Board Foot Calculator
A board foot is 144 cubic inches of rough lumber — one foot long, one foot wide, one inch thick. To calculate board feet, multiply thickness (in) × width (in) × length (in) and divide by 144, then multiply by the number of boards. The calculator below handles quarter-system thicknesses (4/4, 5/4, 6/4, 8/4), lengths in feet or inches, and an optional price per board foot.
Worked example
Say you're buying an 8-foot white oak board, 6 inches wide, in 4/4 (1 inch) thickness. Convert the length to inches (8 × 12 = 96), then:
96 × 6 × 1 ÷ 144 = 4.0 board feet
At $6.50 per board foot, that board costs 4.0 × 6.50 = $26.00. Ten of them would be 40 board feet — $260.

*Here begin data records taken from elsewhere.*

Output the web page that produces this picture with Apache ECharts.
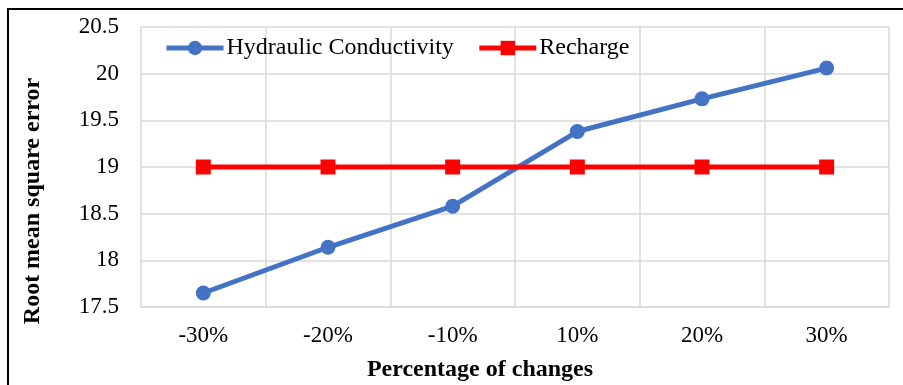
<!DOCTYPE html>
<html>
<head>
<meta charset="utf-8">
<script src="https://cdn.jsdelivr.net/npm/echarts@6/dist/echarts.min.js"></script>
<style>
html,body{margin:0;padding:0;background:#fff;}
#chart{width:903px;height:385px;}
</style>
</head>
<body>
<div id="chart"></div>
<script>
// Sensitivity of RMSE to parameter changes
const categories = ['-30%', '-20%', '-10%', '10%', '20%', '30%'];
const hydraulicConductivity = [17.65, 18.14, 18.58, 19.38, 19.73, 20.06];
const recharge = [19.0, 19.0, 19.0, 19.0, 19.0, 19.0];
const yTicks = { min: 17.5, max: 20.5, step: 0.5 };

const FONT = '"Liberation Serif", "Times New Roman", serif';
const chart = echarts.init(document.getElementById('chart'));
chart.setOption({
  animation: false,
  textStyle: { fontFamily: FONT },
  graphic: [{
    type: 'rect',
    shape: { x: 8, y: 9, width: 900, height: 390 },
    style: { fill: 'none', stroke: '#000', lineWidth: 2 },
    silent: true
  }],
  grid: { left: 141, right: 14, top: 27, bottom: 78, outerBoundsMode: 'none', containLabel: false },
  legend: {
    left: 159, top: 31, itemGap: 23, itemWidth: 57, itemHeight: 18,
    lineStyle: { width: 5 },
    textStyle: { fontFamily: FONT, fontSize: 24, color: '#000', padding: [0, 0, 0, -2] },
    data: ['Hydraulic Conductivity', 'Recharge']
  },
  xAxis: {
    type: 'category',
    data: categories,
    boundaryGap: true,
    name: 'Percentage of changes',
    nameLocation: 'middle',
    nameGap: 51,
    nameTextStyle: { fontFamily: FONT, fontSize: 24, fontWeight: 'bold', color: '#000', padding: [0, 70, 0, 0] },
    axisLine: { lineStyle: { color: '#d9d9d9', width: 1.5 } },
    axisTick: { show: false },
    axisLabel: { fontFamily: FONT, fontSize: 23, color: '#000', margin: 17 },
    splitLine: { show: true, lineStyle: { color: '#d9d9d9', width: 1.5 } }
  },
  yAxis: {
    type: 'value',
    min: yTicks.min, max: yTicks.max, interval: yTicks.step,
    name: 'Root mean square error',
    nameLocation: 'middle',
    nameGap: 96,
    nameTextStyle: { fontFamily: FONT, fontSize: 24, fontWeight: 'bold', color: '#000', padding: [0, 68, 0, 0] },
    axisLine: { show: false },
    axisTick: { show: false },
    axisLabel: { fontFamily: FONT, fontSize: 23, color: '#000', margin: 22 },
    splitLine: { lineStyle: { color: '#d9d9d9', width: 1.5 } }
  },
  series: [
    {
      name: 'Hydraulic Conductivity',
      type: 'line',
      data: hydraulicConductivity,
      symbol: 'circle', symbolSize: 15,
      lineStyle: { color: '#4472c4', width: 5 },
      itemStyle: { color: '#4472c4' }
    },
    {
      name: 'Recharge',
      type: 'line',
      data: recharge,
      symbol: 'rect', symbolSize: 15,
      lineStyle: { color: '#ff0000', width: 5 },
      itemStyle: { color: '#ff0000' }
    }
  ]
});
</script>
</body>
</html>
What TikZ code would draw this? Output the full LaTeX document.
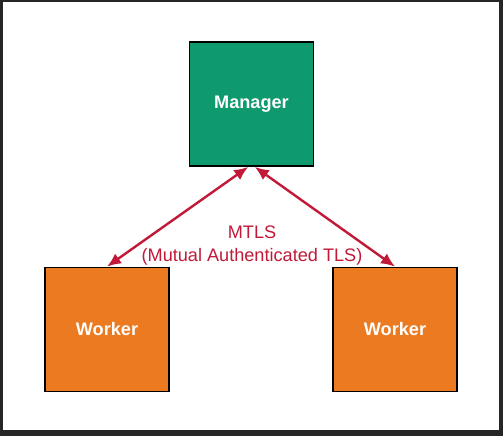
\documentclass[tikz,border=0pt]{standalone}
\usepackage{fontspec}
\setmainfont{Liberation Sans}
\usetikzlibrary{arrows.meta}
\definecolor{Manager}{rgb}{0.06, 0.60, 0.43}
\definecolor{Worker}{rgb}{0.92, 0.48, 0.13}
\definecolor{Link}{rgb}{0.76, 0.10, 0.22}
\begin{document}
\begin{tikzpicture}[x=0.75pt, y=-0.75pt,
        box/.style={draw=black, line width=1.3pt, minimum width=93pt, minimum height=93pt,
            text=white, font=\fontsize{13.6}{16}\selectfont\bfseries},
        link/.style={Link, line width=1.8pt, {Latex[length=10.5pt,width=9pt]}-{Latex[length=10.5pt,width=9pt]}}]
        % Frame of the screenshot
        \fill[black!85] (0,0) rectangle (503,436);
        \fill[white] (3,2) rectangle (499,430);
        \useasboundingbox (0,0) rectangle (503,436);

        % Manager and workers
        \node[box, fill=Manager] (manager) at (251.5,104) {Manager};
        \node[box, fill=Worker] (leftworker) at (107,329.5) {Worker};
        \node[box, fill=Worker] (rightworker) at (395,329.5) {Worker};

        % Connections
        \draw[link] (manager.-93) -- (leftworker.north);
        \draw[link] (manager.-87) -- (rightworker.north);

        % Label of the connections
        \node[text=Link, align=center, font=\fontsize{13.6}{17.25}\selectfont] (mtls) at (252,246)
            {MTLS\\(Mutual Authenticated TLS)};
    \end{tikzpicture}
\end{document}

What a board foot actually measures
A board foot is the standard volume unit for hardwood lumber in North America: 144 cubic inches, pictured as a board one foot long, one foot wide, and one inch thick. Lumber is sold by volume rather than by length because boards come in wildly different widths and thicknesses — a price per board foot lets a dealer price an 11-inch-wide slab of 8/4 walnut and a narrow 4/4 poplar stick on the same scale.
The tricky part is which dimensions to plug in. Hardwood is tallied in the rough: a 4/4 board is counted as a full 1 inch thick even though it will surface out near 13/16 inch, and width is measured before edges are straightened. Softwood construction lumber goes further and uses nominal sizes — a 2×4's board footage is figured at 2 by 4 inches even though it actually measures 1.5 by 3.5 inches. Neither convention is cheating; it's how the industry accounts for the wood the mill started with before drying, planing, and edging removed some of it.
Two practical tips. First, measure width at the narrowest usable point of a waney or tapered board — you can't build with bark. Second, board footage is a purchasing measure, not a yield measure: once you cut around knots, checks, and sapwood and joint everything square, expect to keep 70–85% of what you bought. Price your projects on delivered board feet plus that waste factor, and the lumber bill stops surprising you.
Frequently asked questions
- How many board feet are in a 2×4 that is 8 feet long?
- Using nominal dimensions, a 2×4×8′ is 2 × 4 × 96 ÷ 144 = 5.33 board feet. Board footage for dimensional lumber is conventionally figured on nominal size, even though the actual surfaced size is 1.5″ × 3.5″. Hardwood dealers work from actual rough dimensions instead.
- What does 4/4, 5/4, or 8/4 lumber mean?
- Hardwood thickness is quoted in quarters of an inch, measured in the rough: 4/4 ("four-quarter") is 1″ thick, 5/4 is 1.25″, 6/4 is 1.5″, and 8/4 is 2″. After drying and surfacing, a 4/4 board typically finishes around 13/16″, but you are charged on the rough quarter size.
- Is a board foot the same as a linear foot?
- No. A linear foot measures length only, ignoring width and thickness. A board foot is a volume unit — 144 cubic inches. An 8-foot board is always 8 linear feet, but it could be 4 board feet (4/4 × 6″) or 16 board feet (8/4 × 12″).
- Should I measure rough or surfaced dimensions?
- Use the rough (pre-surfacing) dimensions — that is what sawmills and hardwood dealers charge on. If you only have surfaced stock to measure, remember the seller's tally was taken before planing, so your measured volume will come out slightly under what you paid for.
- How much extra should I buy for waste?
- Most woodworkers add 15–30% over the calculated board footage. Defects, checked ends, planing losses, and grain matching all consume stock; complex projects with many show surfaces sit at the high end of that range.